◆ EXERCISE TASK ◆
Take every line from the first down to the line with "2.11, 2.44, 2.57];" and set it down exactly, without the pictures.

◆ DATA BLOCK ◆
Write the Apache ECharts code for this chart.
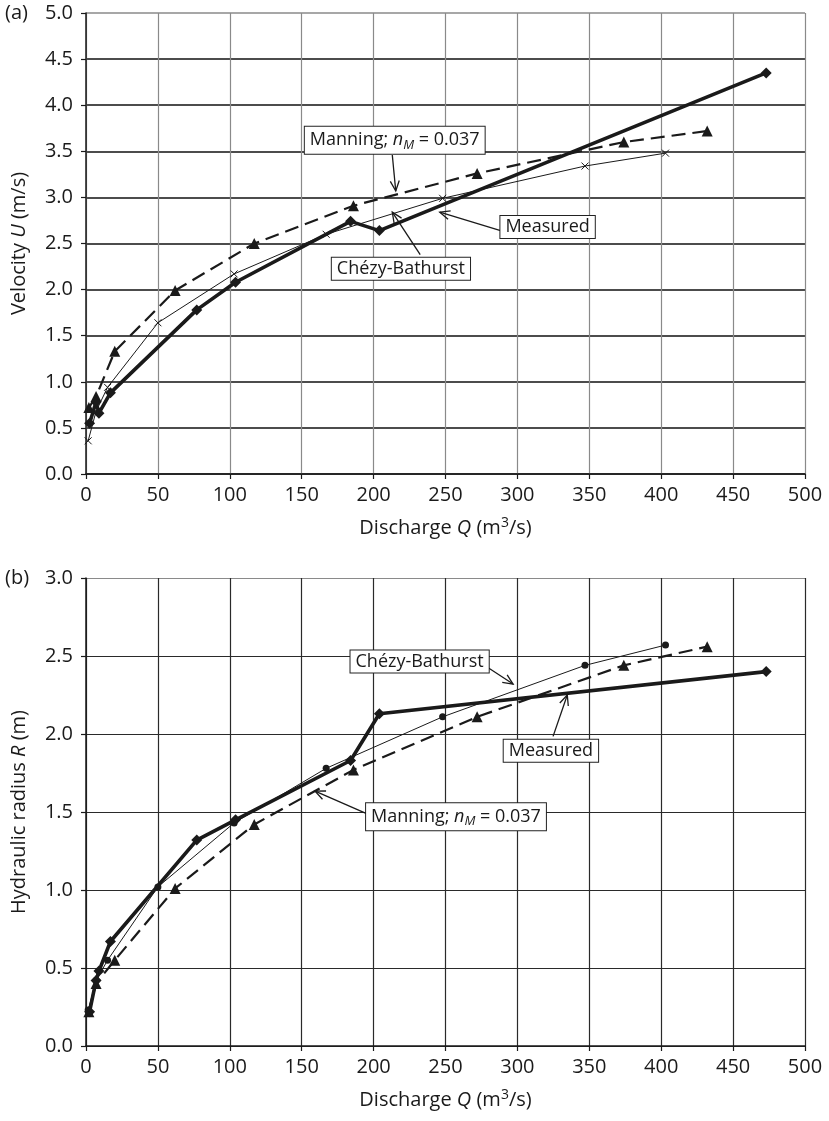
<!DOCTYPE html>
<html><head><meta charset="utf-8">
<script src="https://cdn.jsdelivr.net/npm/echarts@6/dist/echarts.min.js"></script>
<style>html,body{margin:0;padding:0;background:#fff}#c{width:829px;height:1121px}</style>
</head><body><div id="c"></div>
<script>
// ---- data ----
const xTicks = [0, 50, 100, 150, 200, 250, 300, 350, 400, 450, 500];
const uTicks = [0.0, 0.5, 1.0, 1.5, 2.0, 2.5, 3.0, 3.5, 4.0, 4.5, 5.0];
const rTicks = [0.0, 0.5, 1.0, 1.5, 2.0, 2.5, 3.0];

const measuredQ = [2.5, 7, 9, 17, 77, 104, 184, 204, 473];
const measuredU = [0.55, 0.78, 0.66, 0.88, 1.78, 2.08, 2.74, 2.64, 4.35];
const measuredR = [0.22, 0.42, 0.48, 0.67, 1.32, 1.45, 1.83, 2.13, 2.40];

const chezyQ = [1.5, 7, 15, 50, 103, 167, 248, 347, 403];
const chezyU = [0.36, 0.68, 0.94, 1.64, 2.17, 2.60, 2.99, 3.34, 3.48];
const chezyR = [0.23, 0.42, 0.55, 1.02, 1.43, 1.78, 2.11, 2.44, 2.57];

const manningQ = [2, 7, 20, 62, 117, 186, 272, 374, 432];
const manningU = [0.72, 0.84, 1.33, 1.99, 2.50, 2.91, 3.26, 3.60, 3.72];
const manningR = [0.22, 0.40, 0.55, 1.01, 1.42, 1.77, 2.11, 2.44, 2.56];

// ---- build ----
const FONT = 'Open Sans';
const INK = '#1a1a1a';
const FS = 20;
const zip = (a, b) => a.map((v, i) => [v, b[i]]);
const X_PATH = 'path://M0,0L10,10M10,0L0,10';

const chart = echarts.init(document.getElementById('c'), null, {renderer: 'canvas'});

function xAxisCfg(gi, vColor) {
  return {
    type: 'value', gridIndex: gi, min: xTicks[0], max: xTicks[xTicks.length - 1], interval: 50,
    name: '{t|Discharge }{i|Q}{t| (m}{s|3}{t|/s)}',
    nameLocation: 'middle', nameGap: 42,
    nameTextStyle: {
      rich: {
        t: {fontFamily: FONT, fontSize: FS, color: INK},
        i: {fontFamily: FONT, fontSize: FS, color: INK, fontStyle: 'italic'},
        s: {fontFamily: FONT, fontSize: 14, color: INK, padding: [0, 0, 10, 0]}
      }
    },
    axisLine: {show: true, onZero: false, lineStyle: {color: INK, width: 1.5}},
    axisTick: {show: true, inside: false, length: 5, lineStyle: {color: INK, width: 1.2}},
    axisLabel: {fontFamily: FONT, fontSize: FS, color: INK, margin: 11, hideOverlap: false,
      showMinLabel: true, showMaxLabel: true},
    splitLine: {show: true, lineStyle: {color: vColor, width: 1.2}}
  };
}
function yAxisCfg(gi, ticks, nameRich, hColors, hWidth) {
  return {
    type: 'value', gridIndex: gi, min: ticks[0], max: ticks[ticks.length - 1], interval: 0.5,
    name: nameRich, nameLocation: 'middle', nameGap: 57,
    nameTextStyle: {
      rich: {
        t: {fontFamily: FONT, fontSize: FS, color: INK},
        i: {fontFamily: FONT, fontSize: FS, color: INK, fontStyle: 'italic'}
      }
    },
    axisLine: {show: true, onZero: false, lineStyle: {color: INK, width: 1.5}},
    axisTick: {show: true, inside: false, length: 5, lineStyle: {color: INK, width: 1.2}},
    axisLabel: {fontFamily: FONT, fontSize: FS, color: INK, margin: 13,
      formatter: v => v.toFixed(1), showMinLabel: true, showMaxLabel: true},
    splitLine: {show: true, lineStyle: {color: hColors, width: hWidth}}
  };
}

const topH = uTicks.map((v, i) => i === uTicks.length - 1 ? '#8a8a8a' : '#111');
const botH = rTicks.map((v, i) => i === rTicks.length - 1 ? '#8a8a8a' : '#2a2a2a');

function seriesMeasured(gi, ys) {
  return {type: 'line', xAxisIndex: gi, yAxisIndex: gi, data: zip(measuredQ, ys),
    symbol: 'diamond', symbolSize: 11, showSymbol: true,
    lineStyle: {color: INK, width: 3.6}, itemStyle: {color: INK}, z: 5};
}
function seriesChezy(gi, ys, sym, size) {
  return {type: 'line', xAxisIndex: gi, yAxisIndex: gi, data: zip(chezyQ, ys),
    symbol: sym, symbolSize: size, showSymbol: true,
    lineStyle: {color: INK, width: 1},
    itemStyle: {color: INK, borderColor: INK, borderWidth: sym === X_PATH ? 1 : 0}, z: 4};
}
function seriesManning(gi, ys) {
  return {type: 'line', xAxisIndex: gi, yAxisIndex: gi, data: zip(manningQ, ys),
    symbol: 'triangle', symbolSize: 11, showSymbol: true,
    lineStyle: {color: INK, width: 2.2, type: [14, 7]}, itemStyle: {color: INK}, z: 3};
}

const option = {
  animation: false,
  backgroundColor: '#fff',
  grid: [
    {left: 86, right: 24, top: 13, height: 461, containLabel: false, outerBoundsMode: 'none'},
    {left: 86, right: 24, top: 578, height: 468, containLabel: false, outerBoundsMode: 'none'}
  ],
  xAxis: [xAxisCfg(0, '#8a8a8a'), xAxisCfg(1, '#2a2a2a')],
  yAxis: [
    yAxisCfg(0, uTicks, '{t|Velocity }{i|U}{t| (m/s)}', topH, 1.6),
    yAxisCfg(1, rTicks, '{t|Hydraulic radius }{i|R}{t| (m)}', botH, 1.1)
  ],
  series: [
    seriesManning(0, manningU), seriesChezy(0, chezyU, X_PATH, 7), seriesMeasured(0, measuredU),
    seriesManning(1, manningR), seriesChezy(1, chezyR, 'circle', 7), seriesMeasured(1, measuredR)
  ]
};
chart.setOption(option);

// ---- annotations (callout boxes + arrows), placed in data coordinates ----
const MAN = '{a|Manning; }{i|n}{s|M}{a| = 0.037}';
const notes = [
  {g: 0, text: MAN, box: [214.7, 3.62], from: [213, 3.46], tip: [215.4, 3.07]},
  {g: 0, text: '{a|Measured}', box: [321, 2.68], from: [288.3, 2.64], tip: [246, 2.84]},
  {g: 0, text: '{a|Chézy-Bathurst}', box: [219, 2.225], from: [232.4, 2.38], tip: [213, 2.84]},
  {g: 1, text: '{a|Chézy-Bathurst}', box: [232, 2.465], from: [278.9, 2.43], tip: [297, 2.32]},
  {g: 1, text: '{a|Measured}', box: [323.3, 1.893], from: [324.8, 1.985], tip: [334.7, 2.25]},
  {g: 1, text: MAN, box: [257.3, 1.47], from: [197.5, 1.48], tip: [159.3, 1.634]}
];
const rich = {
  a: {fontFamily: FONT, fontSize: 18, fill: INK, color: INK},
  i: {fontFamily: FONT, fontSize: 18, fill: INK, color: INK, fontStyle: 'italic'},
  s: {fontFamily: FONT, fontSize: 13, fill: INK, color: INK, fontStyle: 'italic', padding: [10, 0, 0, 0]}
};
const graphics = [];
notes.forEach(n => {
  const b = chart.convertToPixel({gridIndex: n.g}, n.box);
  const f = chart.convertToPixel({gridIndex: n.g}, n.from);
  const t = chart.convertToPixel({gridIndex: n.g}, n.tip);
  const ang = Math.atan2(t[1] - f[1], t[0] - f[0]);
  const L = 11, A = 0.42;
  const h1 = [t[0] - L * Math.cos(ang - A), t[1] - L * Math.sin(ang - A)];
  const h2 = [t[0] - L * Math.cos(ang + A), t[1] - L * Math.sin(ang + A)];
  graphics.push({type: 'line', shape: {x1: f[0], y1: f[1], x2: t[0], y2: t[1]},
    style: {stroke: INK, lineWidth: 1.3}, z: 20});
  graphics.push({type: 'polyline', shape: {points: [h1, t, h2]},
    style: {stroke: INK, lineWidth: 1.3, fill: null}, z: 20});
  graphics.push({type: 'text', x: b[0], y: b[1], z: 21,
    style: {text: n.text, rich: rich, align: 'center', verticalAlign: 'middle',
      backgroundColor: '#fff', borderColor: '#222', borderWidth: 1, padding: [2, 5, 2, 5]}});
});
// panel letters
const pa = chart.convertToPixel({gridIndex: 0}, [0, uTicks[uTicks.length - 1]]);
const pb = chart.convertToPixel({gridIndex: 1}, [0, rTicks[rTicks.length - 1]]);
graphics.push({type: 'text', x: 5, y: pa[1], style: {text: '(a)', fontFamily: FONT, fontSize: FS, fill: INK, verticalAlign: 'middle'}});
graphics.push({type: 'text', x: 5, y: pb[1], style: {text: '(b)', fontFamily: FONT, fontSize: FS, fill: INK, verticalAlign: 'middle'}});
chart.setOption({graphic: graphics});
</script>
</body></html>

◆ EXERCISE OUTPUT ◆
Write the Apache ECharts code for this chart.
<!DOCTYPE html>
<html><head><meta charset="utf-8">
<script src="https://cdn.jsdelivr.net/npm/echarts@6/dist/echarts.min.js"></script>
<style>html,body{margin:0;padding:0;background:#fff}#c{width:829px;height:1121px}</style>
</head><body><div id="c"></div>
<script>
// ---- data ----
const xTicks = [0, 50, 100, 150, 200, 250, 300, 350, 400, 450, 500];
const uTicks = [0.0, 0.5, 1.0, 1.5, 2.0, 2.5, 3.0, 3.5, 4.0, 4.5, 5.0];
const rTicks = [0.0, 0.5, 1.0, 1.5, 2.0, 2.5, 3.0];

const measuredQ = [2.5, 7, 9, 17, 77, 104, 184, 204, 473];
const measuredU = [0.55, 0.78, 0.66, 0.88, 1.78, 2.08, 2.74, 2.64, 4.35];
const measuredR = [0.22, 0.42, 0.48, 0.67, 1.32, 1.45, 1.83, 2.13, 2.40];

const chezyQ = [1.5, 7, 15, 50, 103, 167, 248, 347, 403];
const chezyU = [0.36, 0.68, 0.94, 1.64, 2.17, 2.60, 2.99, 3.34, 3.48];
const chezyR = [0.23, 0.42, 0.55, 1.02, 1.43, 1.78, 2.11, 2.44, 2.57];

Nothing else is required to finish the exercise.